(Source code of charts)
+-------+

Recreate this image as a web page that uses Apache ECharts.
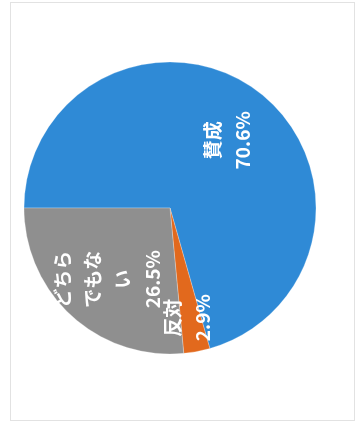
<!DOCTYPE html>
<html>
<head>
<meta charset="utf-8">
<script src="https://cdn.jsdelivr.net/npm/echarts@6/dist/echarts.min.js"></script>
<style>
  html, body { margin: 0; padding: 0; background: #fff; }
  #chart { position: absolute; left: 0; top: 0; width: 360px; height: 432px; }
  #frame { position: absolute; left: 10px; top: 2px; width: 345px; height: 419px;
           box-sizing: border-box; border: 1px solid #e2e2e2; pointer-events: none; }
</style>
</head>
<body>
<div id="chart"></div>
<div id="frame"></div>
<script>
const categories = ['賛成', '反対', 'どちらでもない'];
const values = [70.6, 2.9, 26.5];
const colors = ['#2f8ad6', '#e2691d', '#8f8f8f'];

// label offsets in the rotated label frame (layout only)
const labelShift = [[7, 12], [-35, 4], [-15, -11]];

function wrap(name) {
  return name.match(/.{1,3}/g).join('\n');
}

const chart = echarts.init(document.getElementById('chart'), null, { renderer: 'canvas' });
chart.setOption({
  backgroundColor: '#fff',
  animation: false,
  series: [{
    type: 'pie',
    center: [170, 208],
    radius: [0, 146],
    startAngle: 180,
    clockwise: true,
    data: categories.map((c, i) => ({ name: c, value: values[i], itemStyle: { color: colors[i] } })),
    itemStyle: { borderColor: 'rgba(255,255,255,0.5)', borderWidth: 0.5 },
    label: {
      show: true,
      position: 'inside',
      rotate: 90,
      color: '#fff',
      fontFamily: '"Noto Sans CJK JP", "Noto Sans", sans-serif',
      fontWeight: 'bold',
      fontSize: 19,
      lineHeight: 30,
      formatter: p => wrap(p.name) + '\n' + p.value.toFixed(1) + '%'
    },
    labelLine: { show: false },
    labelLayout: p => ({ dx: labelShift[p.dataIndex][0], dy: labelShift[p.dataIndex][1] })
  }]
});
</script>
</body>
</html>
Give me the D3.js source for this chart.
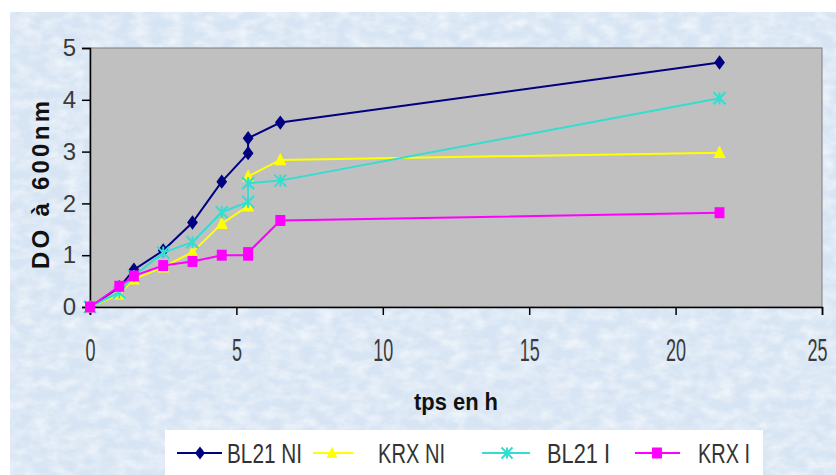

+-------+

Goal: Retype every record above exactly as written, but leave out the pictures.

Finished exercise:
Recreate this image as a web page that uses Apache ECharts.
<!DOCTYPE html>
<html>
<head>
<meta charset="utf-8">
<script src="https://cdn.jsdelivr.net/npm/echarts@6/dist/echarts.min.js"></script>
<style>
  html, body { margin: 0; padding: 0; background: #fff; }
  #chart { position: absolute; left: 0; top: 0; width: 360px; height: 432px; }
  #frame { position: absolute; left: 10px; top: 2px; width: 345px; height: 419px;
           box-sizing: border-box; border: 1px solid #e2e2e2; pointer-events: none; }
</style>
</head>
<body>
<div id="chart"></div>
<div id="frame"></div>
<script>
const categories = ['賛成', '反対', 'どちらでもない'];
const values = [70.6, 2.9, 26.5];
const colors = ['#2f8ad6', '#e2691d', '#8f8f8f'];

// label offsets in the rotated label frame (layout only)
const labelShift = [[7, 12], [-35, 4], [-15, -11]];

function wrap(name) {
  return name.match(/.{1,3}/g).join('\n');
}

const chart = echarts.init(document.getElementById('chart'), null, { renderer: 'canvas' });
chart.setOption({
  backgroundColor: '#fff',
  animation: false,
  series: [{
    type: 'pie',
    center: [170, 208],
    radius: [0, 146],
    startAngle: 180,
    clockwise: true,
    data: categories.map((c, i) => ({ name: c, value: values[i], itemStyle: { color: colors[i] } })),
    itemStyle: { borderColor: 'rgba(255,255,255,0.5)', borderWidth: 0.5 },
    label: {
      show: true,
      position: 'inside',
      rotate: 90,
      color: '#fff',
      fontFamily: '"Noto Sans CJK JP", "Noto Sans", sans-serif',
      fontWeight: 'bold',
      fontSize: 19,
      lineHeight: 30,
      formatter: p => wrap(p.name) + '\n' + p.value.toFixed(1) + '%'
    },
    labelLine: { show: false },
    labelLayout: p => ({ dx: labelShift[p.dataIndex][0], dy: labelShift[p.dataIndex][1] })
  }]
});
</script>
</body>
</html>
Give me the D3.js source for this chart.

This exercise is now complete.